- _DATA BLOCK_:
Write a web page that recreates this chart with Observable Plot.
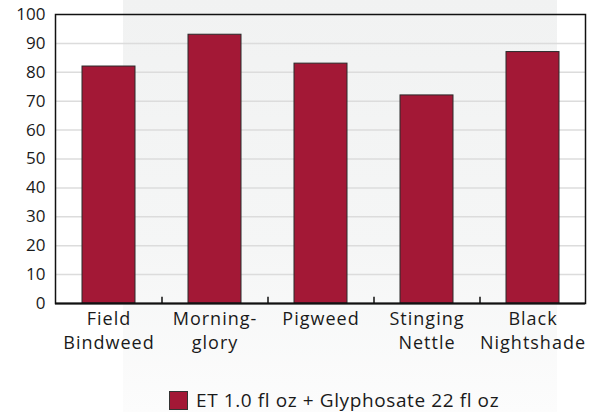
<!DOCTYPE html>
<html>
<head>
<meta charset="utf-8">
<script src="https://cdn.jsdelivr.net/npm/d3@7"></script>
<script src="https://cdn.jsdelivr.net/npm/@observablehq/plot@0.6"></script>
<style>
  html, body { margin: 0; padding: 0; background: #fff; }
  #wrap { position: relative; width: 599px; height: 412px; overflow: hidden; font-family: "Open Sans", sans-serif; }
  #band { position: absolute; left: 123px; top: 0; width: 434px; height: 412px;
          background: linear-gradient(to bottom, #f1f2f2 0%, #f5f6f6 60%, #fcfcfc 100%); }
  #chart { position: absolute; left: 0; top: 0; }
  #chart g[aria-label="x-axis tick label"] text { letter-spacing: 1px; }
  #legend { position: absolute; left: 169px; top: 390px; height: 20px; display: flex; align-items: center;
            font-size: 19px; line-height: 20px; letter-spacing: 0.6px; color: #1a1a1a; white-space: nowrap; }
  #legend .sw { width: 17px; height: 17px; background: #a31836; border: 1px solid #333; margin-right: 8px; }
</style>
</head>
<body>
<div id="wrap">
  <div id="band"></div>
  <div id="chart"></div>
  <div id="legend"><span class="sw"></span><span id="legendText"></span></div>
</div>
<script>
const categories = ["Field Bindweed", "Morning-glory", "Pigweed", "Stinging Nettle", "Black Nightshade"];
const categoryLabels = ["Field\nBindweed", "Morning-\nglory", "Pigweed", "Stinging\nNettle", "Black\nNightshade"];
const control = [82, 93, 83, 72, 87];
const seriesName = "ET 1.0 fl oz + Glyphosate 22 fl oz";
const yTicks = [0, 10, 20, 30, 40, 50, 60, 70, 80, 90, 100];
const gridTicks = [10, 20, 30, 40, 50, 60, 70, 80, 90];

const data = categories.map((c, i) => ({category: c, value: control[i]}));
const labelOf = new Map(categories.map((c, i) => [c, categoryLabels[i]]));

const W = 599, H = 360, ML = 55, MR = 14, MT = 14, MB = 57;
const step = (W - ML - MR) / categories.length;

const chart = Plot.plot({
  width: W,
  height: H,
  marginLeft: ML,
  marginRight: MR,
  marginTop: MT,
  marginBottom: MB,
  style: {background: "transparent", fontFamily: "Open Sans, sans-serif", color: "#1a1a1a"},
  x: {domain: categories, paddingInner: 0.5, paddingOuter: 0.25},
  y: {domain: [0, 100]},
  marks: [
    Plot.gridY(gridTicks, {stroke: "#dcdcdc", strokeOpacity: 1, strokeWidth: 1.5}),
    Plot.barY(data, {x: "category", y: "value", fill: "#a31836", stroke: "#2a2a2a", strokeWidth: 1}),
    Plot.ruleX(categories.slice(1), {x: d => d, y1: 0, y2: 2.2, dx: -step / 2, stroke: "#111", strokeWidth: 1.5}),
    Plot.frame({stroke: "#111", strokeWidth: 1.5}),
    Plot.ruleY([0], {stroke: "#111", strokeWidth: 2}),
    Plot.axisY(yTicks, {tickSize: 0, tickPadding: 10, fontSize: 17, label: null, tickFormat: d => String(d)}),
    Plot.axisX({tickSize: 0, tickPadding: 4, fontSize: 18, label: null, lineHeight: 1.35,
                tickFormat: d => labelOf.get(d)})
  ]
});
document.getElementById("chart").appendChild(chart);
document.getElementById("legendText").textContent = seriesName;
</script>
</body>
</html>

- _YOUR INSTRUCTIONS_: Without including any pictures, reproduce the listing exactly.

- _ANSWER IN FULL_:
Write a web page that recreates this chart with Observable Plot.
<!DOCTYPE html>
<html>
<head>
<meta charset="utf-8">
<script src="https://cdn.jsdelivr.net/npm/d3@7"></script>
<script src="https://cdn.jsdelivr.net/npm/@observablehq/plot@0.6"></script>
<style>
  html, body { margin: 0; padding: 0; background: #fff; }
  #wrap { position: relative; width: 599px; height: 412px; overflow: hidden; font-family: "Open Sans", sans-serif; }
  #band { position: absolute; left: 123px; top: 0; width: 434px; height: 412px;
          background: linear-gradient(to bottom, #f1f2f2 0%, #f5f6f6 60%, #fcfcfc 100%); }
  #chart { position: absolute; left: 0; top: 0; }
  #chart g[aria-label="x-axis tick label"] text { letter-spacing: 1px; }
  #legend { position: absolute; left: 169px; top: 390px; height: 20px; display: flex; align-items: center;
            font-size: 19px; line-height: 20px; letter-spacing: 0.6px; color: #1a1a1a; white-space: nowrap; }
  #legend .sw { width: 17px; height: 17px; background: #a31836; border: 1px solid #333; margin-right: 8px; }
</style>
</head>
<body>
<div id="wrap">
  <div id="band"></div>
  <div id="chart"></div>
  <div id="legend"><span class="sw"></span><span id="legendText"></span></div>
</div>
<script>
const categories = ["Field Bindweed", "Morning-glory", "Pigweed", "Stinging Nettle", "Black Nightshade"];
const categoryLabels = ["Field\nBindweed", "Morning-\nglory", "Pigweed", "Stinging\nNettle", "Black\nNightshade"];
const control = [82, 93, 83, 72, 87];
const seriesName = "ET 1.0 fl oz + Glyphosate 22 fl oz";
const yTicks = [0, 10, 20, 30, 40, 50, 60, 70, 80, 90, 100];
const gridTicks = [10, 20, 30, 40, 50, 60, 70, 80, 90];

const data = categories.map((c, i) => ({category: c, value: control[i]}));
const labelOf = new Map(categories.map((c, i) => [c, categoryLabels[i]]));

const W = 599, H = 360, ML = 55, MR = 14, MT = 14, MB = 57;
const step = (W - ML - MR) / categories.length;

const chart = Plot.plot({
  width: W,
  height: H,
  marginLeft: ML,
  marginRight: MR,
  marginTop: MT,
  marginBottom: MB,
  style: {background: "transparent", fontFamily: "Open Sans, sans-serif", color: "#1a1a1a"},
  x: {domain: categories, paddingInner: 0.5, paddingOuter: 0.25},
  y: {domain: [0, 100]},
  marks: [
    Plot.gridY(gridTicks, {stroke: "#dcdcdc", strokeOpacity: 1, strokeWidth: 1.5}),
    Plot.barY(data, {x: "category", y: "value", fill: "#a31836", stroke: "#2a2a2a", strokeWidth: 1}),
    Plot.ruleX(categories.slice(1), {x: d => d, y1: 0, y2: 2.2, dx: -step / 2, stroke: "#111", strokeWidth: 1.5}),
    Plot.frame({stroke: "#111", strokeWidth: 1.5}),
    Plot.ruleY([0], {stroke: "#111", strokeWidth: 2}),
    Plot.axisY(yTicks, {tickSize: 0, tickPadding: 10, fontSize: 17, label: null, tickFormat: d => String(d)}),
    Plot.axisX({tickSize: 0, tickPadding: 4, fontSize: 18, label: null, lineHeight: 1.35,
                tickFormat: d => labelOf.get(d)})
  ]
});
document.getElementById("chart").appendChild(chart);
document.getElementById("legendText").textContent = seriesName;
</script>
</body>
</html>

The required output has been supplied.